BY GARFIELD MYERS Editor-at-large, South/Central Bureau email@example.com
SANTA CRUZ, St Elizabeth — New River, located just north of this south-central town, on or around the Black River Upper Morass, is perhaps best known for its flooding episodes.
However, the community's leaders, through the New River District Development Committee, are now moving to make it a prized heritage tourism site.
The initiative is based on irrefutable evidence that New River, formerly known as Carmel, has a rich and colourful history dating back to the 1750s featuring an estate run by slave labour and operated by European Moravian missionaries.
A Jamaica Observer Central team which visited New River, recently, was shown a more than 200-year-old cemetery, which has survived considerable neglect and wear and tear with tombs and inscriptions reasonably intact.
Much of the research has been done by the secretary of the development committee, Dr Abrilene Scott, a lecturer at Bethlehem Moravian College in Malvern, as well as her husband, long-standing New River resident and businessman David Scott.
Aided by Moravian researcher Scharlie Dobson, who did considerable research in New River in the 1950s, and older residents, the development committee is now seeking to identify the foundations of old buildings, including one which historians say was among the biggest in Jamaica in the 18th century.
As part of the drive towards achieving heritage tourism site status, the development committee has made a presentation as well as a formal proposal to the Tony Freckleton-led South Coast Resort Board.
"We were very well received," said Dr Scott.

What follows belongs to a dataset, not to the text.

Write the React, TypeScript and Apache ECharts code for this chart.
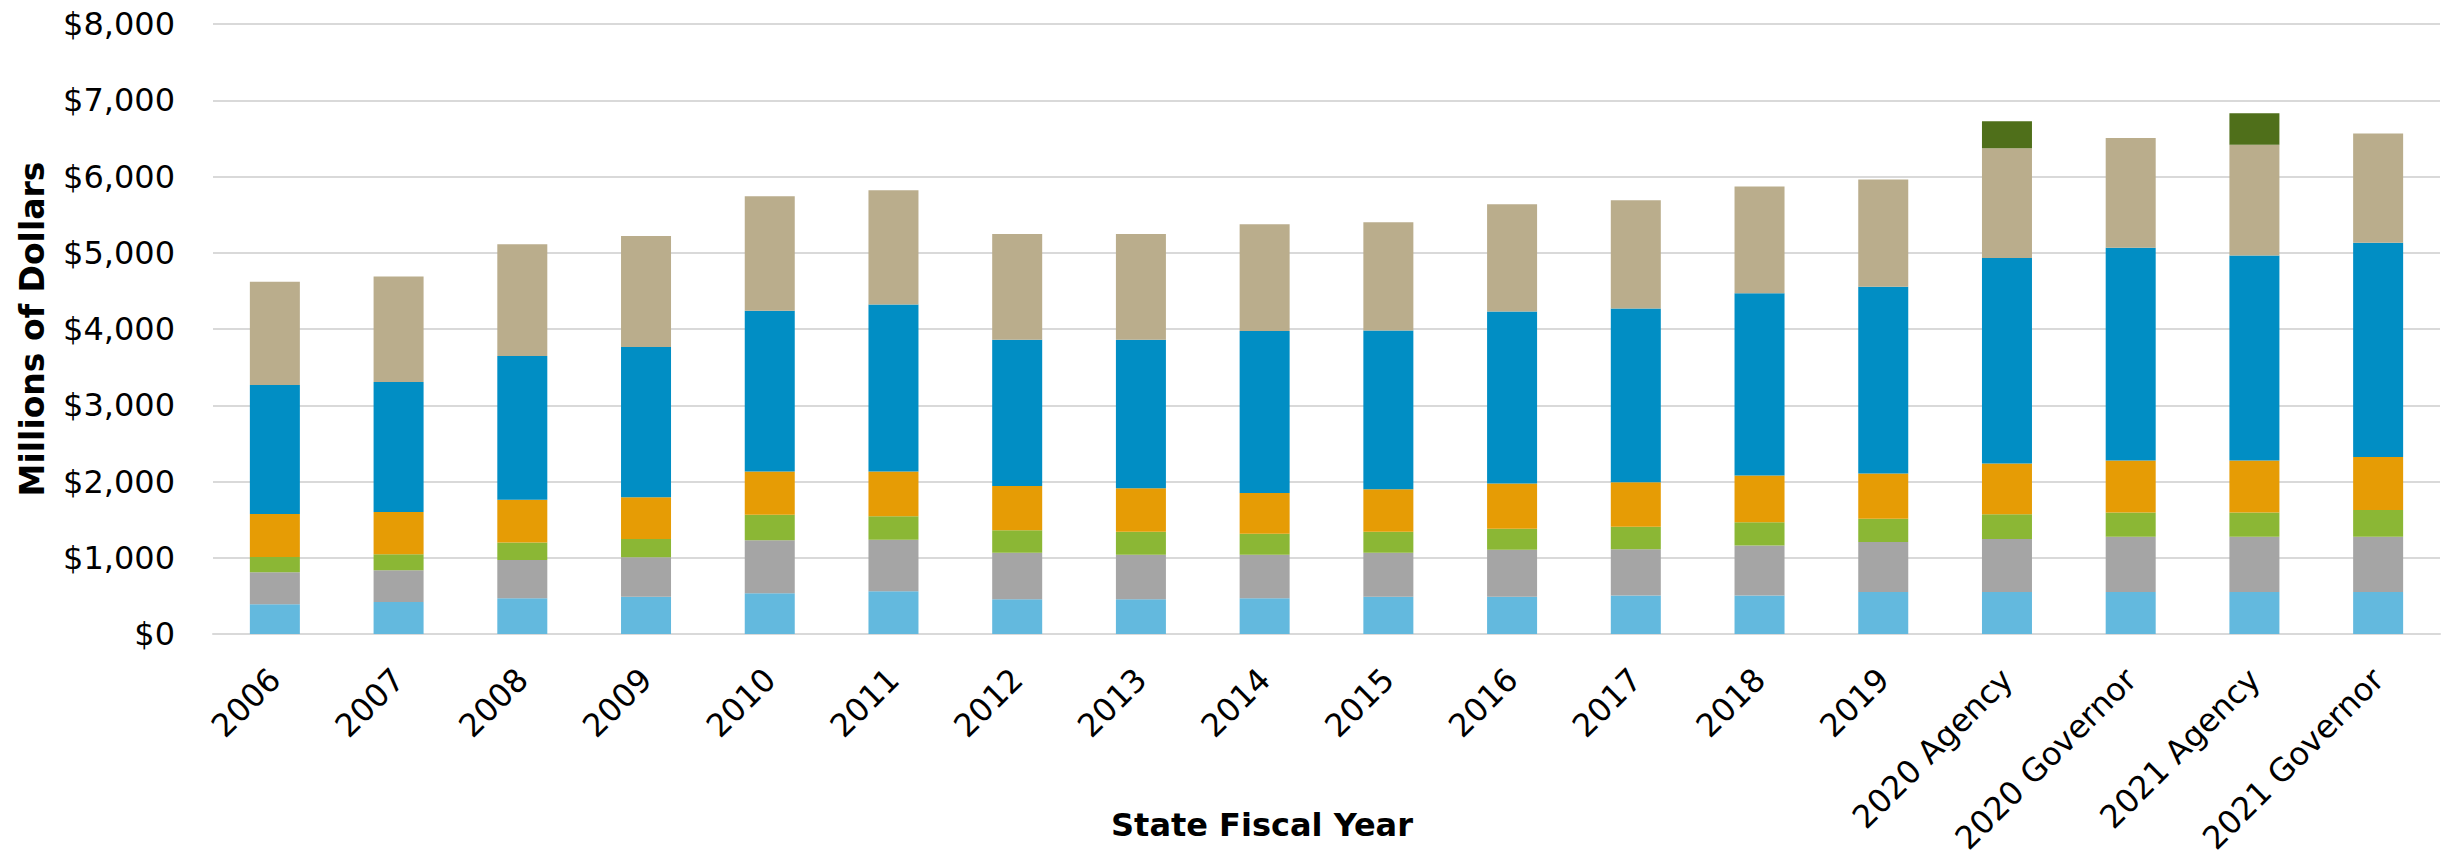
import React, { useEffect, useRef } from "react";
import * as echarts from "echarts";

const categories = [
  "2006", "2007", "2008", "2009", "2010", "2011", "2012", "2013", "2014",
  "2015", "2016", "2017", "2018", "2019", "2020 Agency", "2020 Governor",
  "2021 Agency", "2021 Governor",
];

const lightBlue = [390, 420, 470, 490, 535, 560, 455, 455, 470, 490, 490, 505, 505, 550, 550, 550, 550, 550];
const gray = [420, 415, 500, 515, 695, 675, 610, 585, 570, 575, 615, 605, 655, 655, 695, 725, 725, 725];
const lightGreen = [200, 210, 230, 240, 335, 310, 295, 300, 275, 275, 275, 295, 305, 305, 325, 320, 320, 350];
const orange = [565, 555, 560, 550, 565, 585, 580, 570, 535, 560, 595, 585, 615, 595, 665, 680, 680, 695];
const blue = [1690, 1705, 1885, 1970, 2110, 2190, 1920, 1950, 2125, 2080, 2255, 2280, 2390, 2450, 2695, 2790, 2690, 2810];
const tan = [1355, 1385, 1465, 1455, 1500, 1500, 1385, 1385, 1400, 1420, 1405, 1420, 1400, 1405, 1440, 1440, 1450, 1435];
const darkGreen = [null, null, null, null, null, null, null, null, null, null, null, null, null, null, 355, null, 415, null];

const yTicks = { min: 0, max: 8000, interval: 1000 };

const seriesDefs = [
  { name: "Series 1", data: lightBlue, color: "#63B9DE" },
  { name: "Series 2", data: gray, color: "#A5A5A5" },
  { name: "Series 3", data: lightGreen, color: "#8BB735" },
  { name: "Series 4", data: orange, color: "#E69C05" },
  { name: "Series 5", data: blue, color: "#018EC4" },
  { name: "Series 6", data: tan, color: "#BAAD8C" },
  { name: "Series 7", data: darkGreen, color: "#4F6F1A" },
];

const FONT = "DejaVu Sans";

export default function App() {
  const ref = useRef<HTMLDivElement>(null);
  useEffect(() => {
    if (!ref.current) return;
    const chart = echarts.init(ref.current, null, { renderer: "svg" });
    chart.setOption({
      animation: false,
      backgroundColor: "#ffffff",
      grid: { left: 213, right: 13, top: 24, bottom: 232, containLabel: false },
      xAxis: {
        type: "category",
        data: categories,
        axisLine: { show: true, lineStyle: { color: "#D9D9D9", width: 2 } },
        axisTick: { show: false },
        axisLabel: {
          rotate: 45,
          interval: 0,
          margin: 40,
          fontFamily: FONT,
          fontSize: 32,
          color: "#000",
        },
      },
      yAxis: {
        type: "value",
        min: yTicks.min,
        max: yTicks.max,
        interval: yTicks.interval,
        axisLine: { show: false },
        axisTick: { show: false },
        splitLine: { lineStyle: { color: "#D9D9D9", width: 2 } },
        axisLabel: {
          margin: 38,
          fontFamily: FONT,
          fontSize: 32,
          color: "#000",
          formatter: (v: number) => "$" + v.toLocaleString("en-US"),
        },
      },
      graphic: [
        {
          type: "text",
          x: 1262,
          y: 825,
          style: {
            text: "State Fiscal Year",
            fontFamily: FONT,
            fontSize: 32,
            fontWeight: "bold",
            fill: "#000",
            textAlign: "center",
            textVerticalAlign: "middle",
          },
        },
        {
          type: "text",
          x: 32,
          y: 329,
          rotation: Math.PI / 2,
          style: {
            text: "Millions of Dollars",
            fontFamily: FONT,
            fontSize: 33,
            fontWeight: "bold",
            fill: "#000",
            textAlign: "center",
            textVerticalAlign: "middle",
          },
        },
      ],
      series: seriesDefs.map((s) => ({
        name: s.name,
        type: "bar",
        stack: "total",
        barWidth: 50,
        data: s.data,
        itemStyle: { color: s.color },
      })),
    });
    return () => chart.dispose();
  }, []);
  return (
    <div
      ref={ref}
      style={{ position: "fixed", left: 0, top: 0, width: 2453, height: 866 }}
    />
  );
}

She told the Observer Central that a letter has come from the headquarters of the Moravian Church "offering to partner with us" in the restoration project.
Scott and the community leadership are hopeful that the German Embassy will also come on board, since historical records show that German missionaries were the first Europeans to start the settlement at Carmel, now New River, as part of a drive to "christianise" slaves.
The missionaries were allocated 700 acres of land, 300 acres of which was farmland while the remaining 400 acres was described as swamp and morass. The settlement was abandoned in the 1820s, apparently partly because of the Moravian Church's growing embarrassment at the time, that it had effectively participated in the evil and dehumanising system of slavery.
Scott is hoping for restoration of the historic cemetery and rebuilding of the historical settlement so that "visitors here and abroad will be able to come and see..."
Member of Parliament for North East St Elizabeth Raymond Pryce, who has been a prime mover behind the initiative, sees New River becoming a part of a package tour in the area.
Pryce believes that with the help of agencies such as Tourism Product Development Company (TPDCo) and the Tourism Enhancement Fund, New River could be linked to attractions such as Appleton Tours, the zoo in Burnt Savannah and sites now being developed in Braes River and Goshen, including the Goshen Caves.
"I am very enthused about this," he told the Observer Central.
President of the New River Development Committee Kingsley Clarke, who has spent many years advocating road and infrastructural improvement and flood mitigation programmes for New River, believes heritage site development could provide real economic and social benefits.
"If, as we envision it, this community can become a part of the tourism landscape, then we would be better able to press for better roads and improved drainage," said Clarke.
"We could develop serious cottage industries including the revival of straw making, a boost of the fish and bammy business, which is already in place, and farmers would be better able to sell their produce. Any way you look at it, this would be a big plus for us," he continued.